Sinds de boeren pesticiden gebruiken en het boerenland steeds meer bestaat uit monoculturen zonder bloeiende kruiden, gaat het bergafwaarts met de honingbij. Maar er is hoop: in de stad wordt minder gif gespoten en vinden de bijen wèl voldoende voedsel. Hebben stadsbijen de toekomst? – door Jet Holleman, juli 2014

“Het zijn machtig interessante beestjes”, vindt Madelon Laudy, lid van ons voedselcollectief en imker. “Toen ik een keer had gezien hoe een raat uit een bijenkast getild wordt met al die bijen erop, was ik verkocht. Ik heb een imkercursus gevolgd, maar dat is niet genoeg. Bijen houden is een ambacht dat je vooral in de praktijk leert. Je moet je eigen werkwijze ontwikkelen en leren van ander imkers. Daarom werk ik samen met Jan Buijs (leverancier van het voedselkollektief) die al dertig jaar bijen houdt.”

honingbij

Walhalla voor de bijen

“Ik heb één bijenkast in mijn achtertuin, meer kan niet in een woonwijk; dat zou overlast kunnen geven. Ik heb een paar kasten staan bij De Expeditie, op het dak van de zaal en binnenkort zet ik een kast op een volkstuin in de stad. Je moet bijen houden in een omgeving waar ze wat te halen hebben: stuifmeel en nectar. Bloemrijke stadstuinen zijn een Walhalla voor bijen.”

Ziekten en parasieten

Behalve de verschraling van de landbouw heeft de honingbij nog meer problemen. En die komen ook in de stad voor. De Varroa-mijt is een parasiet die uit Azië afkomstig is en waartegen de West- Europese honingbij geen weerstand heeft. Alle bijenvolken hebben er last van. “De bestrijding is lastig”, vertelt Madelon. “Biologische bestrijding is mogelijk met mierenzuur of oxaalzuur. Ook is het mogelijk de mijten weg te vangen.”

En dan zijn er ook nog schimmelziekten, die in veel bijenkasten huishouden.

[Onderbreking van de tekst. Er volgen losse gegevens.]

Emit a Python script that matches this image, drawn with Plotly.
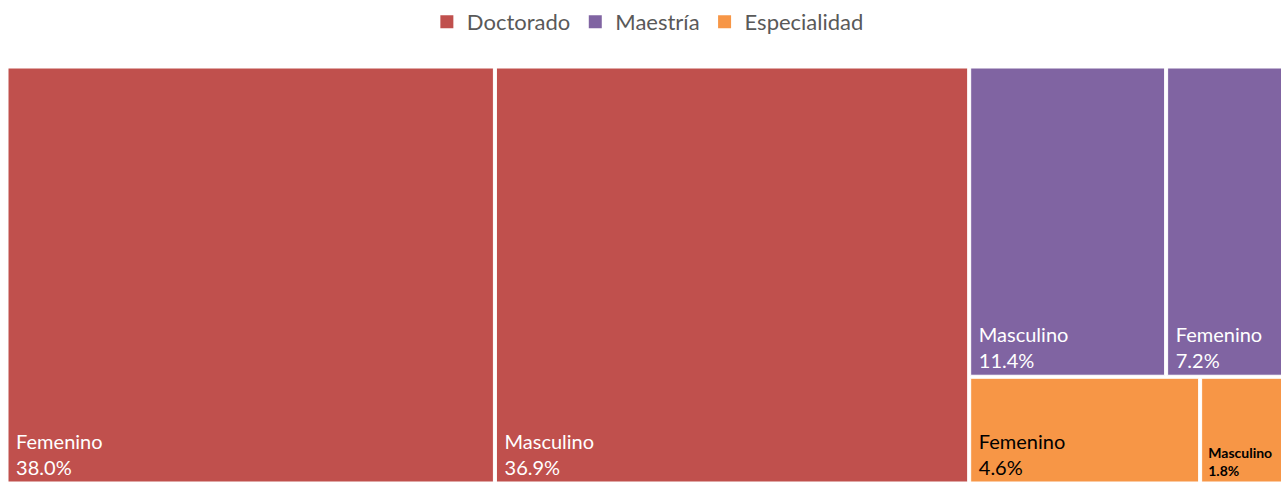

Door het contact met landbouwgif en door de Varroa-mijt hebben veel bijenvolken minder weerstand tegen dergelijke plagen.

Biologisch imkeren

Er zijn veel eisen waaraan imkers moeten voldoen voor ze zich biologisch mogen noemen. Een van die eisen is, dat de bijen moeten vliegen in een natuurgebied of op het land van biologisch werkende boeren. Dat kan in Nederland nauwelijks en in de stad al helemaal niet. Aan andere regels zou je in de stad wel kunnen voldoen. Enkele van die eisen zijn:

  • de honing mag maar tot 45 graden verwarmd worden.
  • de bijen moeten overwinteren op eigen honing.
  • de imker mag alleen gebruik maken van eigen koninginnen (niet gefokt en gekocht).
  • de bijen mogen niet vliegen op genetisch gemanipuleerde gewassen.
  • er mag alleen biologische was worden toegepast (en die is schaars).
  • bij de bestrijding van de varroamijt mogen alleen organische zuren en essentiële oliën worden toegepast.

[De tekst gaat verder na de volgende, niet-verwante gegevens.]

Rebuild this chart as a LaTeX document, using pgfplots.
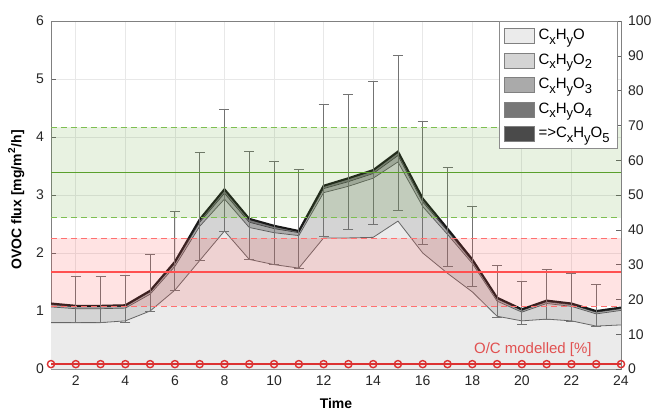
\documentclass[border=0pt]{standalone}
\usepackage{pgfplots}
\pgfplotsset{compat=1.18}
\usepackage{fontspec}
\setmainfont{Liberation Sans}

\definecolor{cOa}{HTML}{EBEBEB}
\definecolor{cOb}{HTML}{D4D4D4}
\definecolor{cOc}{HTML}{AAAAAA}
\definecolor{cOd}{HTML}{777777}
\definecolor{cOe}{HTML}{4A4A4A}
\definecolor{cgreen}{HTML}{5AA02C}
\definecolor{cgreenL}{HTML}{7DBF50}
\definecolor{cred}{HTML}{FF5050}
\definecolor{credL}{HTML}{FF7070}
\definecolor{credM}{HTML}{DC3232}
\newcommand{\sub}[1]{\raisebox{-0.55ex}{\fontsize{6.5}{7}\selectfont #1}}

\begin{document}
\begin{tikzpicture}[font=\fontsize{7}{8.4}\selectfont]
\useasboundingbox (-25.5pt,-20pt) rectangle (307pt,184.5pt);
\begin{axis}[
  at={(0,0)}, anchor=south west,
  scale only axis, width=285pt, height=174pt,
  xmin=1, xmax=24, ymin=0, ymax=6,
  xtick={2,4,...,24}, ytick={0,1,...,6},
  xtick pos=bottom, ytick pos=left,
  tick align=inside, major tick length=2.5pt,
  grid=major, grid style={draw=black!9, line width=0.4pt},
  axis line style={draw=black!50},
  tick style={draw=black!60},
  ticklabel style={text=black!85},
  /pgf/number format/assume math mode=true,
  xlabel={\bfseries Time},
  ylabel={\bfseries OVOC flux [mg/m\textsuperscript{2}/h]},
  xlabel style={at={(axis description cs:0.5,-0.098)}, anchor=center},
  ylabel style={at={(axis description cs:-0.061,0.486)}, anchor=center},
]
% stacked areas (cumulative tops), drawn from the top layer down
\addplot[fill=cOe, draw=none, forget plot] coordinates {
(1,1.13)(2,1.09)(3,1.09)(4,1.10)(5,1.35)(6,1.85)(7,2.58)(8,3.10)(9,2.59)(10,2.47)(11,2.38)(12,3.16)
(13,3.29)(14,3.43)(15,3.75)(16,2.94)(17,2.42)(18,1.89)(19,1.23)(20,1.03)(21,1.18)(22,1.13)(23,1.00)(24,1.06)} \closedcycle;
\addplot[fill=cOd, draw=none, forget plot] coordinates {
(1,1.12)(2,1.08)(3,1.08)(4,1.09)(5,1.34)(6,1.84)(7,2.56)(8,3.07)(9,2.57)(10,2.45)(11,2.37)(12,3.14)
(13,3.27)(14,3.41)(15,3.72)(16,2.92)(17,2.40)(18,1.88)(19,1.22)(20,1.02)(21,1.17)(22,1.12)(23,0.99)(24,1.05)} \closedcycle;
\addplot[fill=cOc, draw=none, forget plot] coordinates {
(1,1.11)(2,1.07)(3,1.07)(4,1.08)(5,1.33)(6,1.82)(7,2.53)(8,3.03)(9,2.53)(10,2.42)(11,2.35)(12,3.11)
(13,3.23)(14,3.37)(15,3.68)(16,2.88)(17,2.38)(18,1.86)(19,1.21)(20,1.01)(21,1.16)(22,1.11)(23,0.98)(24,1.04)} \closedcycle;
\addplot[fill=cOb, draw=none, forget plot] coordinates {
(1,1.07)(2,1.04)(3,1.04)(4,1.05)(5,1.29)(6,1.77)(7,2.46)(8,2.93)(9,2.44)(10,2.35)(11,2.30)(12,3.04)
(13,3.15)(14,3.29)(15,3.57)(16,2.80)(17,2.32)(18,1.82)(19,1.17)(20,0.98)(21,1.13)(22,1.08)(23,0.95)(24,1.01)} \closedcycle;
\addplot[fill=cOa, draw=none, forget plot] coordinates {
(1,0.80)(2,0.80)(3,0.80)(4,0.83)(5,1.00)(6,1.36)(7,1.87)(8,2.38)(9,1.89)(10,1.80)(11,1.74)(12,2.26)
(13,2.26)(14,2.27)(15,2.55)(16,2.00)(17,1.65)(18,1.33)(19,0.91)(20,0.83)(21,0.86)(22,0.83)(23,0.74)(24,0.76)} \closedcycle;
% layer edges
\addplot[draw=black!60, line width=0.4pt, forget plot] coordinates {
(1,0.80)(2,0.80)(3,0.80)(4,0.83)(5,1.00)(6,1.36)(7,1.87)(8,2.38)(9,1.89)(10,1.80)(11,1.74)(12,2.26)
(13,2.26)(14,2.27)(15,2.55)(16,2.00)(17,1.65)(18,1.33)(19,0.91)(20,0.83)(21,0.86)(22,0.83)(23,0.74)(24,0.76)};
\addplot[draw=black!65, line width=0.35pt, forget plot] coordinates {
(1,1.07)(2,1.04)(3,1.04)(4,1.05)(5,1.29)(6,1.77)(7,2.46)(8,2.93)(9,2.44)(10,2.35)(11,2.30)(12,3.04)
(13,3.15)(14,3.29)(15,3.57)(16,2.80)(17,2.32)(18,1.82)(19,1.17)(20,0.98)(21,1.13)(22,1.08)(23,0.95)(24,1.01)};
\addplot[draw=black!75, line width=0.3pt, forget plot] coordinates {
(1,1.11)(2,1.07)(3,1.07)(4,1.08)(5,1.33)(6,1.82)(7,2.53)(8,3.03)(9,2.53)(10,2.42)(11,2.35)(12,3.11)
(13,3.23)(14,3.37)(15,3.68)(16,2.88)(17,2.38)(18,1.86)(19,1.21)(20,1.01)(21,1.16)(22,1.11)(23,0.98)(24,1.04)};
\addplot[draw=black!90, line width=1pt, forget plot] coordinates {
(1,1.13)(2,1.09)(3,1.09)(4,1.10)(5,1.35)(6,1.85)(7,2.58)(8,3.10)(9,2.59)(10,2.47)(11,2.38)(12,3.16)
(13,3.29)(14,3.43)(15,3.75)(16,2.94)(17,2.42)(18,1.89)(19,1.23)(20,1.03)(21,1.18)(22,1.13)(23,1.00)(24,1.06)};
% error bars
\addplot[draw=none, mark=none, forget plot,
  error bars/.cd, y dir=both, y explicit,
  error bar style={draw=black!55, solid, line width=0.45pt},
  error mark options={draw=black!55, solid, line width=0.45pt, mark size=2.5pt, rotate=90}]
coordinates {
(2,1.195) +- (0,0.395)
(3,1.195) +- (0,0.395)
(4,1.21) +- (0,0.40)
(5,1.49) +- (0,0.49)
(6,2.04) +- (0,0.68)
(7,2.80) +- (0,0.93)
(8,3.43) +- (0,1.05)
(9,2.82) +- (0,0.93)
(10,2.685) +- (0,0.885)
(11,2.59) +- (0,0.85)
(12,3.425) +- (0,1.135)
(13,3.57) +- (0,1.17)
(14,3.72) +- (0,1.23)
(15,4.07) +- (0,1.33)
(16,3.20) +- (0,1.06)
(17,2.62) +- (0,0.86)
(18,2.115) +- (0,0.695)
(19,1.34) +- (0,0.45)
(20,1.135) +- (0,0.375)
(21,1.285) +- (0,0.425)
(22,1.235) +- (0,0.415)
(23,1.10) +- (0,0.36)
};
\end{axis}

\begin{axis}[
  at={(0,0)}, anchor=south west,
  scale only axis, width=285pt, height=174pt,
  xmin=1, xmax=24, ymin=0, ymax=100,
  axis y line*=right, axis x line=none,
  ytick={0,10,...,100},
  tick align=inside, major tick length=2.5pt,
  axis line style={draw=black!50},
  tick style={draw=black!60},
  ticklabel style={text=black!85},
  /pgf/number format/assume math mode=true,
  legend style={at={(1,1)}, anchor=north east, xshift=-1.5pt, draw=black!45, fill=white,
    inner sep=2pt, row sep=1.5pt, font=\fontsize{7.5}{9}\selectfont, legend cell align=left},
  legend image code/.code={\draw[#1] (0pt,-3.75pt) rectangle (15pt,3.75pt);},
]
\addlegendimage{fill=cOa, draw=black!50}
\addlegendentry{C\sub{x}H\sub{y}O}
\addlegendimage{fill=cOb, draw=black!50}
\addlegendentry{C\sub{x}H\sub{y}O\sub{2}}
\addlegendimage{fill=cOc, draw=black!50}
\addlegendentry{C\sub{x}H\sub{y}O\sub{3}}
\addlegendimage{fill=cOd, draw=black!50}
\addlegendentry{C\sub{x}H\sub{y}O\sub{4}}
\addlegendimage{fill=cOe, draw=black!50}
\addlegendentry{=>C\sub{x}H\sub{y}O\sub{5}}
% OVOC flux ratio band
\addplot[draw=none, fill=cgreen, fill opacity=0.14, forget plot] coordinates {(1,43.5)(24,43.5)(24,69.5)(1,69.5)} -- cycle;
\addplot[draw=cgreenL, densely dashed, line width=0.6pt, forget plot] coordinates {(1,43.5)(24,43.5)};
\addplot[draw=cgreenL, densely dashed, line width=0.6pt, forget plot] coordinates {(1,69.5)(24,69.5)};
\addplot[draw=cgreen, line width=0.7pt, forget plot] coordinates {(1,56.4)(24,56.4)};
% O/C flux ratio band
\addplot[draw=none, fill=cred, fill opacity=0.16, forget plot] coordinates {(1,18.1)(24,18.1)(24,37.6)(1,37.6)} -- cycle;
\addplot[draw=credL, densely dashed, line width=0.5pt, forget plot] coordinates {(1,18.1)(24,18.1)};
\addplot[draw=credL, densely dashed, line width=0.5pt, forget plot] coordinates {(1,37.6)(24,37.6)};
\addplot[draw=cred, line width=0.7pt, forget plot] coordinates {(1,27.9)(24,27.9)};
% O/C modelled
\addplot[draw=credM, line width=0.9pt, mark=o, mark size=1.8pt, mark options={solid, draw=credM, line width=0.7pt}, forget plot]
coordinates {(1,1.4)(2,1.4)(3,1.4)(4,1.4)(5,1.4)(6,1.4)(7,1.4)(8,1.4)(9,1.4)(10,1.4)(11,1.4)(12,1.4)
(13,1.4)(14,1.4)(15,1.4)(16,1.4)(17,1.4)(18,1.4)(19,1.4)(20,1.4)(21,1.4)(22,1.4)(23,1.4)(24,1.4)};
\node[text=credM!85, anchor=east, font=\fontsize{7.5}{9}\selectfont] at (axis cs:23.1,5.7) {O/C modelled [\%]};
\node[text=cgreen, rotate=-90, font=\fontsize{7.5}{9}\selectfont] at (rel axis cs:1.051,0.675) {OVOC flux ratio [\%]};
\node[text=cred, rotate=-90, font=\fontsize{7.5}{9}\selectfont] at (rel axis cs:1.051,0.227) {O/C flux ratio [\%]};
\end{axis}
\end{tikzpicture}
\end{document}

Madelon kiest niet voor biologisch imkeren. “Ik hou me aan sommige regels van de biologisch- dynamische imkerij. Kenmerkend is, dat het in de BD-imkerij niet in de eerste plaats om de oogst gaat, maar om de bijen. Dat spreekt mij aan. Omschakelen naar een volledig biologische werkwijze is heel lastig. Ik oogst zelfs helemaal geen honing; ik houd bijen omdat ik ze boeiend vind. De honing is hun energievoorraad, waarmee ze de winter doorkomen.”

Een volk adopteren

“Mensen die geïnteresseerd zijn in bijen, maar niet zelf willen imkeren, kunnen ook een bijenvolk adopteren”, vertelt Madelon. “Dan zorgt een imker voor de bijen en kun je daarbij meekijken en helpen, zonder dat je de verantwoordelijkheid draagt. Als je dat wilt, moet je contact opnemen met de bijenvereniging.”